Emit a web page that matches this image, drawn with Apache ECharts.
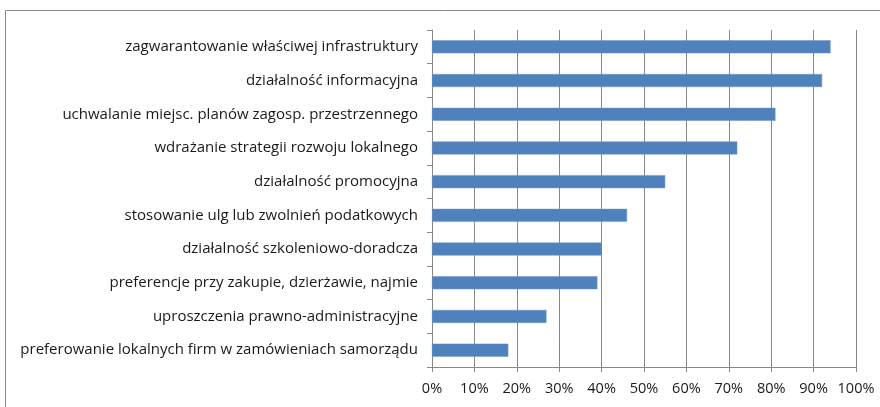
<!DOCTYPE html>
<html>
<head>
<meta charset="utf-8">
<script src="https://cdn.jsdelivr.net/npm/echarts@6/dist/echarts.min.js"></script>
<style>
  html, body { margin: 0; padding: 0; background: #fff; }
  #chart { width: 880px; height: 407px; }
</style>
</head>
<body>
<div id="chart"></div>
<script>
// kategorie od góry do dołu
var categories = [
  'zagwarantowanie właściwej infrastruktury',
  'działalność informacyjna',
  'uchwalanie miejsc. planów zagosp. przestrzennego',
  'wdrażanie strategii rozwoju lokalnego',
  'działalność promocyjna',
  'stosowanie ulg lub zwolnień podatkowych',
  'działalność szkoleniowo-doradcza',
  'preferencje przy zakupie, dzierżawie, najmie',
  'uproszczenia prawno-administracyjne',
  'preferowanie lokalnych firm w zamówieniach samorządu'
];
// wartości w %
var values = [94, 92, 81, 72, 55, 46, 40, 39, 27, 18];

var chart = echarts.init(document.getElementById('chart'));
var option = {
  animation: false,
  textStyle: { fontFamily: 'Open Sans' },
  // ramka wykresu
  graphic: [{
    type: 'rect',
    shape: { x: 5.5, y: 10.5, width: 900, height: 420 },
    style: { fill: 'none', stroke: '#888', lineWidth: 1 },
    silent: true
  }],
  grid: { left: 432, right: 24, top: 30, bottom: 40 },
  xAxis: {
    type: 'value',
    min: 0,
    max: 100,
    interval: 10,
    axisLine: { show: true, lineStyle: { color: '#888' } },
    axisTick: { show: true, length: 5, lineStyle: { color: '#888' } },
    splitLine: { show: true, lineStyle: { color: '#888' } },
    axisLabel: {
      formatter: '{value}%',
      color: '#1a1a1a',
      fontSize: 14.5,
      margin: 14
    }
  },
  yAxis: {
    type: 'category',
    data: categories,
    inverse: true,
    axisLine: { show: true, lineStyle: { color: '#888' } },
    axisTick: { show: true, length: 5, lineStyle: { color: '#888' } },
    axisLabel: { color: '#1a1a1a', fontSize: 15, margin: 14 }
  },
  series: [{
    type: 'bar',
    data: values,
    barWidth: 13,
    itemStyle: { color: '#4F81BD', borderColor: '#6b95c8', borderWidth: 0.5 }
  }]
};
chart.setOption(option);
</script>
</body>
</html>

* * *

** Given problem **
Make an exact copy of the whole listing, but don't bring over any pictures.

** Response to this exercise **
Emit a web page that matches this image, drawn with Apache ECharts.
<!DOCTYPE html>
<html>
<head>
<meta charset="utf-8">
<script src="https://cdn.jsdelivr.net/npm/echarts@6/dist/echarts.min.js"></script>
<style>
  html, body { margin: 0; padding: 0; background: #fff; }
  #chart { width: 880px; height: 407px; }
</style>
</head>
<body>
<div id="chart"></div>
<script>
// kategorie od góry do dołu
var categories = [
  'zagwarantowanie właściwej infrastruktury',
  'działalność informacyjna',
  'uchwalanie miejsc. planów zagosp. przestrzennego',
  'wdrażanie strategii rozwoju lokalnego',
  'działalność promocyjna',
  'stosowanie ulg lub zwolnień podatkowych',
  'działalność szkoleniowo-doradcza',
  'preferencje przy zakupie, dzierżawie, najmie',
  'uproszczenia prawno-administracyjne',
  'preferowanie lokalnych firm w zamówieniach samorządu'
];
// wartości w %
var values = [94, 92, 81, 72, 55, 46, 40, 39, 27, 18];

var chart = echarts.init(document.getElementById('chart'));
var option = {
  animation: false,
  textStyle: { fontFamily: 'Open Sans' },
  // ramka wykresu
  graphic: [{
    type: 'rect',
    shape: { x: 5.5, y: 10.5, width: 900, height: 420 },
    style: { fill: 'none', stroke: '#888', lineWidth: 1 },
    silent: true
  }],
  grid: { left: 432, right: 24, top: 30, bottom: 40 },
  xAxis: {
    type: 'value',
    min: 0,
    max: 100,
    interval: 10,
    axisLine: { show: true, lineStyle: { color: '#888' } },
    axisTick: { show: true, length: 5, lineStyle: { color: '#888' } },
    splitLine: { show: true, lineStyle: { color: '#888' } },
    axisLabel: {
      formatter: '{value}%',
      color: '#1a1a1a',
      fontSize: 14.5,
      margin: 14
    }
  },
  yAxis: {
    type: 'category',
    data: categories,
    inverse: true,
    axisLine: { show: true, lineStyle: { color: '#888' } },
    axisTick: { show: true, length: 5, lineStyle: { color: '#888' } },
    axisLabel: { color: '#1a1a1a', fontSize: 15, margin: 14 }
  },
  series: [{
    type: 'bar',
    data: values,
    barWidth: 13,
    itemStyle: { color: '#4F81BD', borderColor: '#6b95c8', borderWidth: 0.5 }
  }]
};
chart.setOption(option);
</script>
</body>
</html>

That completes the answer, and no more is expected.